Dealership business models continued to evolve in 2025 as OEMs centralized digital infrastructure, investing heavily in dealer enablement and M&A, and worked with dealers to transform their strategies rather than replace them.
Most OEMs are pursuing major changes from their dealer partners by centralizing e-commerce and product sales and support infrastructure, Nate Savona, a partner in Oliver Wyman’s Transportation and Advanced Industrials practice, told Equipment Finance News. As a result, dealers can handle transactions digitally without building complex online capabilities.
“Every OEM has taken a slightly different position on that, but by and large, those dealers are here to stay, and I don’t think you’re going to see OEMs go buy out their dealer channel or stand up a completely competing channel,” he said. “They’re going to pick their spots to win, and mostly that’s going to be transforming with their dealers.”
The dealer channel remains firmly in place, but after years of disruption that began in 2008, the industry is seeing up to 15 business models in use, Michael Sharov, also a partner in Oliver Wyman’s Transportation and Advanced Industrials practice, told EFN.
“Dealers are going to change radically, both through their own survival mechanisms and through what the OEMs are doing,” he said. “Private equity has rediscovered the taste for this area, and they’ve rediscovered the taste for both working with OEMs, because OEMs a lot of times need help reconfiguring their own go-to-market channels, and directly with dealers.”
Additionally, OEMs are focusing on enablement, with 61% of executives reporting investments in tools, training, footprint expansion and dealer M&A support, according to Oliver Wyman’s 2025 State of Industrial Goods North America, Non-Road report, released on Dec. 3. The report surveyed 105 equipment manufacturer executives in a joint effort with the Association of Equipment Manufacturers.

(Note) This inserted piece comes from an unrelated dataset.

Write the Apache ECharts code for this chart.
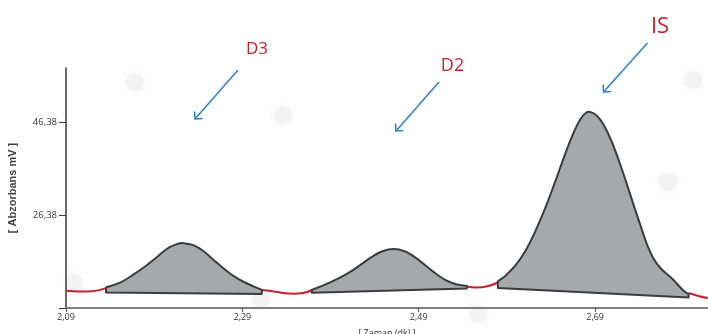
<!DOCTYPE html>
<html>
<head>
<meta charset="utf-8">
<script src="https://cdn.jsdelivr.net/npm/echarts@6/dist/echarts.min.js"></script>
<style>
  html, body { margin: 0; padding: 0; background: #fff; }
  #chart { width: 708px; height: 334px; }
</style>
</head>
<body>
<div id="chart"></div>
<script>
// axis ticks: retention time (dk) and absorbance (mV)
const xTicks = [2.09, 2.29, 2.49, 2.69];
const yTicks = [26.38, 46.38];
const yTickMarks = [6.38, 26.38, 46.38];

// red detector baseline between the peaks (null = hidden under a peak)
const baseX = [2.09, 2.1057, 2.1193, 2.1343, null,
               2.312, 2.3237, 2.3362, 2.3475, 2.3589, 2.3687, null,
               2.5446, 2.5551, 2.5687, 2.5804, null,
               2.796, 2.807, 2.818];
const baseY = [10.10, 9.93, 9.99, 10.60, null,
               10.25, 9.99, 9.61, 9.46, 9.63, 10.21, null,
               11.03, 10.79, 11.11, 11.93, null,
               9.61, 8.98, 8.53];

// peak outlines (upper curve, left to right) + integration baseline [left, right]
const peakNames = ["D3", "D2", "IS"];

const d3X = [2.1354, 2.1513, 2.1663, 2.1816, 2.1929, 2.2042, 2.2156, 2.2231,
             2.2344, 2.2458, 2.2571, 2.2684, 2.2798, 2.2911, 2.3025, 2.3120];
const d3Y = [10.81, 11.85, 13.56, 15.60, 17.30, 19.10, 20.14, 20.36,
             19.92, 18.65, 16.80, 14.95, 13.30, 12.05, 11.05, 10.32];
const d3BaseX = [2.1354, 2.3120];
const d3BaseY = [9.73, 9.39];

const d2X = [2.3687, 2.3838, 2.3989, 2.4141, 2.4255, 2.4368, 2.4481, 2.4613,
             2.4746, 2.4859, 2.4973, 2.5086, 2.5200, 2.5313, 2.5446];
const d2Y = [10.25, 11.40, 12.75, 14.40, 15.90, 17.40, 18.55, 19.07,
             18.55, 17.30, 15.60, 13.90, 12.45, 11.55, 11.11];
const d2BaseX = [2.3687, 2.5446];
const d2BaseY = [9.67, 10.60];

const isX = [2.5797, 2.5880, 2.5994, 2.6107, 2.6220, 2.6334, 2.6447, 2.6561,
             2.6655, 2.6731, 2.6800, 2.6850, 2.6920, 2.6995, 2.7091, 2.7185,
             2.7261, 2.7336, 2.7412, 2.7488, 2.7563, 2.7640, 2.7720, 2.7789,
             2.7903, 2.7960];
const isY = [12.10, 13.30, 15.50, 18.60, 22.85, 27.90, 33.60, 39.60,
             44.10, 47.00, 48.50, 48.60, 47.80, 45.90, 42.10, 37.30,
             33.00, 28.60, 24.30, 20.10, 17.00, 15.00, 13.60, 12.40,
             10.10, 9.39];
const isBaseX = [2.5797, 2.7960];
const isBaseY = [10.68, 8.66];

const RED = "#c8202f";
const BLUE = "#2f7fc6";
const FONT = "'Open Sans', 'DejaVu Sans', sans-serif";
const fmt = v => v.toFixed(2).replace(".", ",");

// smooth outline through the measured points (cubic Hermite, x-monotone),
// closed by the straight integration baseline
function peakSeries(name, xs, ys, bx, by) {
  return {
    type: "custom",
    name,
    z: 4,
    silent: true,
    data: xs.map((x, i) => [x, ys[i]]),
    renderItem(params, api) {
      if (params.dataIndex !== 0) return null;
      const p = xs.map((x, i) => api.coord([x, ys[i]]));
      const n = p.length;
      const m = p.map((_, i) => {
        const a = p[Math.max(i - 1, 0)], c = p[Math.min(i + 1, n - 1)];
        return (c[1] - a[1]) / (c[0] - a[0]);
      });
      const bl = api.coord([bx[0], by[0]]);
      const br = api.coord([bx[1], by[1]]);
      let d = `M${p[0][0]},${p[0][1]}`;
      for (let i = 0; i < n - 1; i++) {
        const h = (p[i + 1][0] - p[i][0]) / 3;
        d += ` C${p[i][0] + h},${p[i][1] + m[i] * h} ${p[i + 1][0] - h},${p[i + 1][1] - m[i + 1] * h} ${p[i + 1][0]},${p[i + 1][1]}`;
      }
      d += ` L${br[0]},${br[1]} L${bl[0]},${bl[1]} Z`;
      return {
        type: "path",
        shape: { pathData: d },
        style: { fill: "#a7a8ab", stroke: "#3c3c3c", lineWidth: 2, lineJoin: "round" }
      };
    }
  };
}

// label text centre + arrow tail -> tip, in pixels
const notes = [
  { text: peakNames[0], x: 257, y: 48, size: 17, from: [238, 70], to: [195, 119] },
  { text: peakNames[1], x: 452.5, y: 65, size: 18, from: [439, 82], to: [396, 131] },
  { text: peakNames[2], x: 660, y: 26, size: 22, from: [647.5, 43], to: [603.5, 92] }
];

function arrowEls(n) {
  const [x1, y1] = n.from, [x2, y2] = n.to;
  const ang = Math.atan2(y1 - y2, x1 - x2);
  const L = 7.5, spread = Math.PI / 4;
  const h1 = [x2 + L * Math.cos(ang - spread), y2 + L * Math.sin(ang - spread)];
  const h2 = [x2 + L * Math.cos(ang + spread), y2 + L * Math.sin(ang + spread)];
  const st = { stroke: BLUE, lineWidth: 1.5, fill: null };
  return [
    { type: "line", z: 10, shape: { x1, y1, x2, y2 }, style: st },
    { type: "polyline", z: 10, shape: { points: [h1, [x2, y2], h2] }, style: st },
    { type: "text", z: 10, x: n.x, y: n.y + 1,
      style: { text: n.text, fill: RED, font: `${n.size}px ${FONT}`, align: "center", verticalAlign: "middle" } }
  ];
}

// faint molecule dots of the backdrop
const dots = [[135, 82], [283, 115], [74, 283], [261, 299], [693, 80], [668, 182], [478, 314]];
const bgEls = dots.map(([cx, cy]) => ({
  type: "circle", z: -5, silent: true,
  shape: { cx, cy, r: 9 },
  style: { fill: "#f3f3f3", shadowBlur: 8, shadowColor: "#f3f3f3" }
}));

const chart = echarts.init(document.getElementById("chart"), null, { renderer: "canvas" });

chart.setOption({
  animation: false,
  backgroundColor: "#ffffff",
  grid: { left: 66, right: 0, top: 68, bottom: 26, outerBoundsMode: "none", containLabel: false },
  xAxis: {
    type: "value",
    min: 2.09,
    max: 2.818,
    name: "[ Zaman (dk) ]",
    nameLocation: "middle",
    nameGap: 21,
    nameTextStyle: { fontFamily: FONT, fontSize: 9, color: "#333" },
    axisLine: { lineStyle: { color: "#808080", width: 2 } },
    axisTick: { show: true, customValues: xTicks, length: 4, lineStyle: { color: "#555", width: 1 } },
    axisLabel: { customValues: xTicks, formatter: fmt, margin: 5, fontFamily: FONT, fontSize: 9, color: "#333" },
    splitLine: { show: false }
  },
  yAxis: {
    type: "value",
    min: 6.38,
    max: 58.1,
    name: "[ Abzorbans mV ]",
    nameLocation: "middle",
    nameRotate: 90,
    nameGap: 48,
    nameTextStyle: { fontFamily: "'Liberation Sans', Arial, sans-serif", fontSize: 11, fontWeight: "bold", color: "#444" },
    axisLine: { show: true, lineStyle: { color: "#3a3a3a", width: 1.5 } },
    axisTick: { show: true, customValues: yTickMarks, length: 7, lineStyle: { color: "#3a3a3a", width: 1 } },
    axisLabel: { customValues: yTicks, formatter: fmt, margin: 9, fontFamily: FONT, fontSize: 9.5, color: "#333" },
    splitLine: { show: false }
  },
  graphic: { elements: [...bgEls, ...notes.flatMap(arrowEls)] },
  series: [
    {
      type: "line",
      name: "baseline",
      z: 3,
      silent: true,
      smooth: true,
      showSymbol: false,
      connectNulls: false,
      data: baseX.map((x, i) => (x === null ? ["-", "-"] : [x, baseY[i]])),
      lineStyle: { color: RED, width: 2 }
    },
    peakSeries("D3", d3X, d3Y, d3BaseX, d3BaseY),
    peakSeries("D2", d2X, d2Y, d2BaseX, d2BaseY),
    peakSeries("IS", isX, isY, isBaseX, isBaseY)
  ]
});
</script>
</body>
</html>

OEMs moving closer to dealers, customers
While some dealers are large and even publicly owned, many are smaller, family-owned businesses that are facing faster-paced and more significant changes in OEM relationships than ever, Savona said.
“There’s no secret OEMs are trying to get closer to the customer; they just are, and that’s almost ubiquitous across the board. However, each OEM might have a different strategy.” — Nate Savona, transportation and advanced industrials partner, Oliver Wyman
OEMs remain split between strategies that favor consolidation with large, digitally capable dealer groups and those that prioritize maintaining smaller, locally focused ones with close customer relationships, Savona said.
“Each of them is asking those dealers to do things differently, and so that’s where there’s constant change,” he said. “Most of these OEMs are not looking to blow up their dealer model, but they are looking to change it and change it in a big way.”
Meanwhile, large fleets are increasingly using OEM-connected vehicles alongside dedicated dealer service teams to proactively manage downtime by identifying and addressing potential failures before operators are even aware of an issue, Jim Ledsome, general manager of The Pete Store’s Mid-Atlantic region, told EFN.
“When you’re working backward, and they call you because their truck is sitting at the shop and … all the other things that come with downtime, that’s not good,” he said. “From the dealership side, we’ve embraced that the connected truck is giving us a competitive advantage over people that don’t utilize the systems yet.”